Conflict is inevitable in a project environment. Sources of conflict include scarce resources, scheduling priorities, and personal work styles. Team ground rules, group norms, and solid project management practices, like communication planning and role definition, reduce the amount of conflict.

Successful conflict management results in greater productivity and positive working relationships. When managed properly, differences of opinion can lead to increased creativity and better decision making. If the differences become a negative factor, project team members are initially responsible for their resolution. If conflict escalates, the project manager should help facilitate a satisfactory resolution. Conflict should be addressed early and usually in private, using a direct, collaborative approach. If disruptive conflict continues, formal procedures may be used, including disciplinary actions.
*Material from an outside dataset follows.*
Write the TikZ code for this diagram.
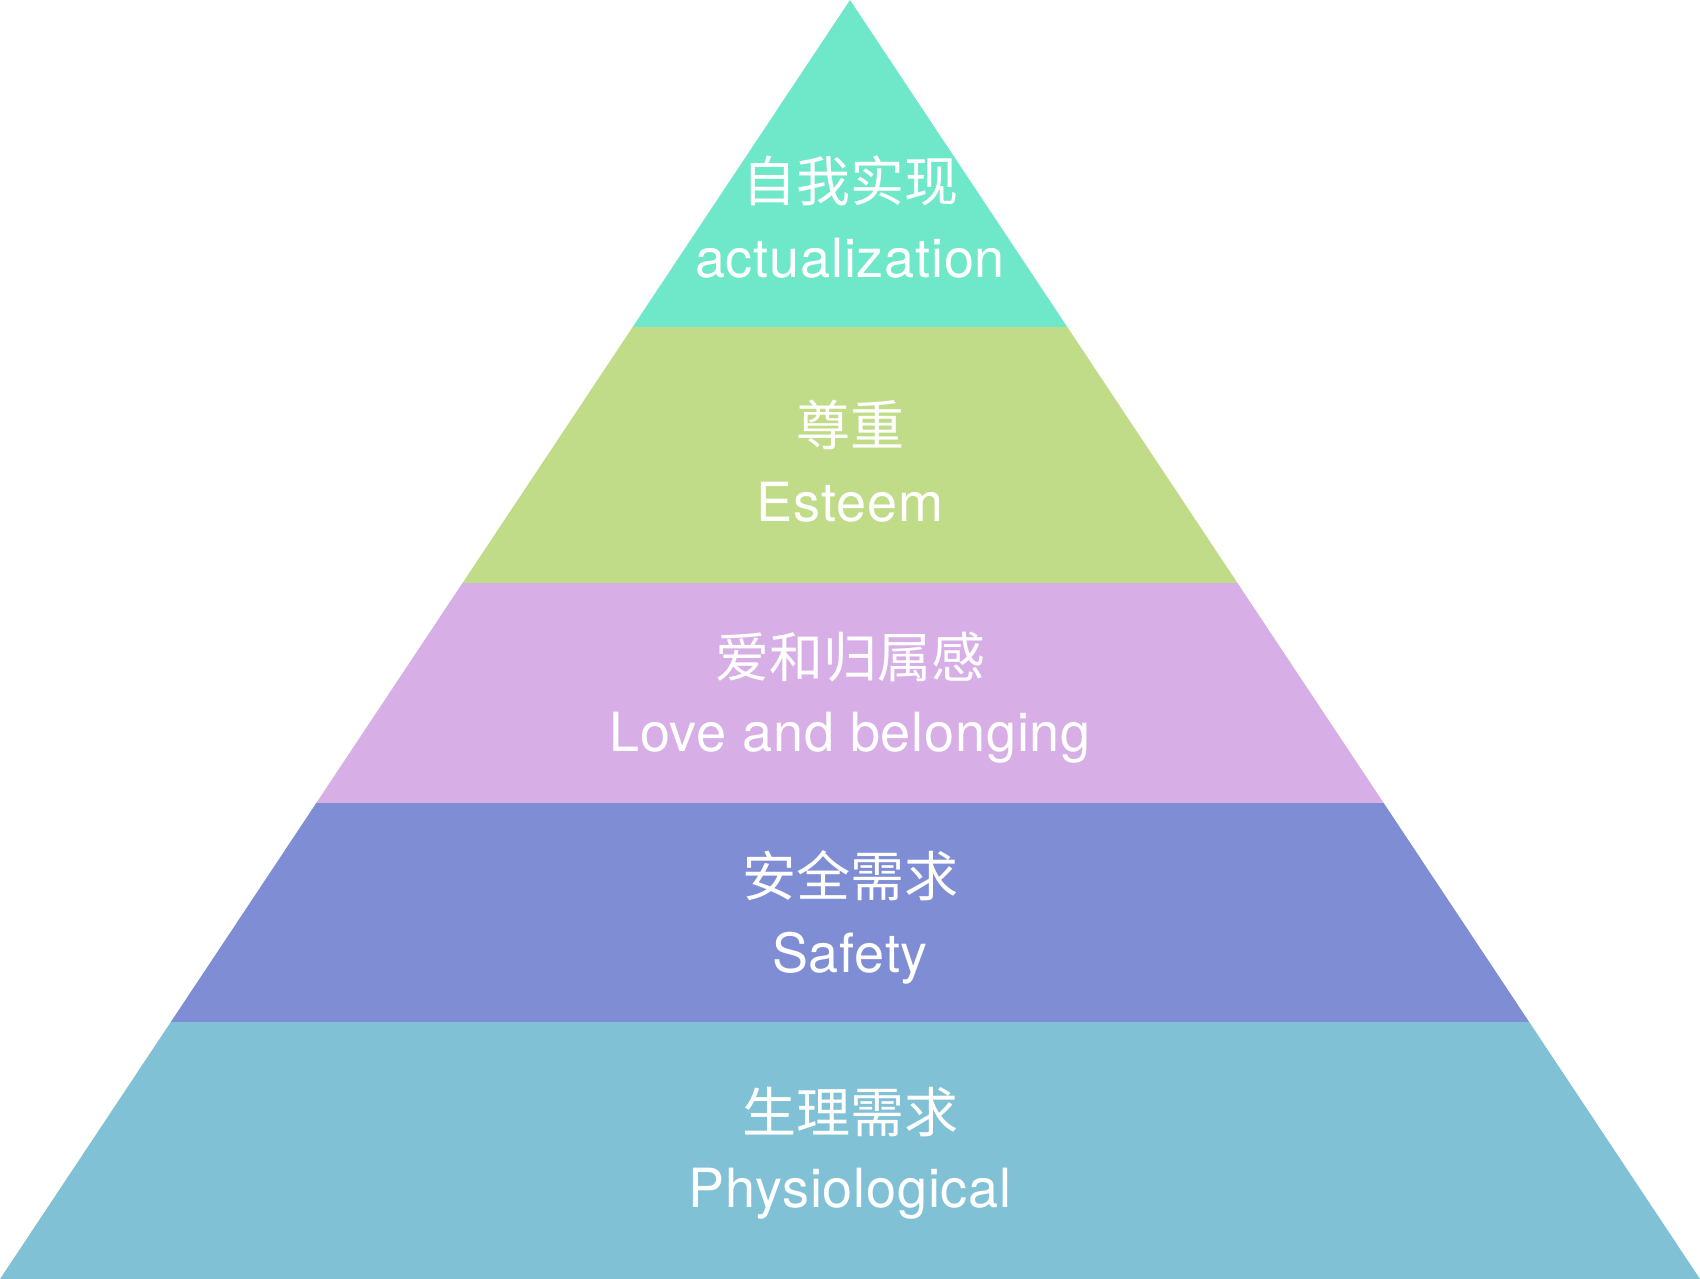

The success of project managers in managing their project teams often depends on their ability to resolve conflict. Different project managers may use different conflict resolution methods. Factors that influence conflict resolution methods include:

  • Importance and intensity of the conflict,
  • Time pressure for resolving the conflict,
  • Relative power of the people involved in the conflict,
  • Importance of maintaining a good relationship, and
  • Motivation to resolve conflict on a long-term or short-term basis.

There are five general techniques for resolving conflict. Each technique has its place and use:

  1. Withdraw/avoid. Retreating from an actual or potential conflict situation; postponing the issue to be better prepared or to be resolved by others.
  2. Smooth/accommodate. Emphasizing areas of agreement rather than areas of difference; conceding one’s position to the needs of others to maintain harmony and relationships.
  3. Compromise/reconcile. Searching for solutions that bring some degree of satisfaction to all parties in order to temporarily or partially resolve the conflict. This approach occasionally results in a lose-lose situation.
  4. Force/direct. Pushing one’s viewpoint at the expense of others; offering only win-lose solutions, usually enforced through a power position to resolve an emergency. This approach often results to a win-lose situation.
  5. Collaborate/problem solve. Incorporating multiple viewpoints and insights from differing perspectives; requires a cooperative attitude and open dialogue that typically leads to consensus and commitment. This approach can result in a win-win situation.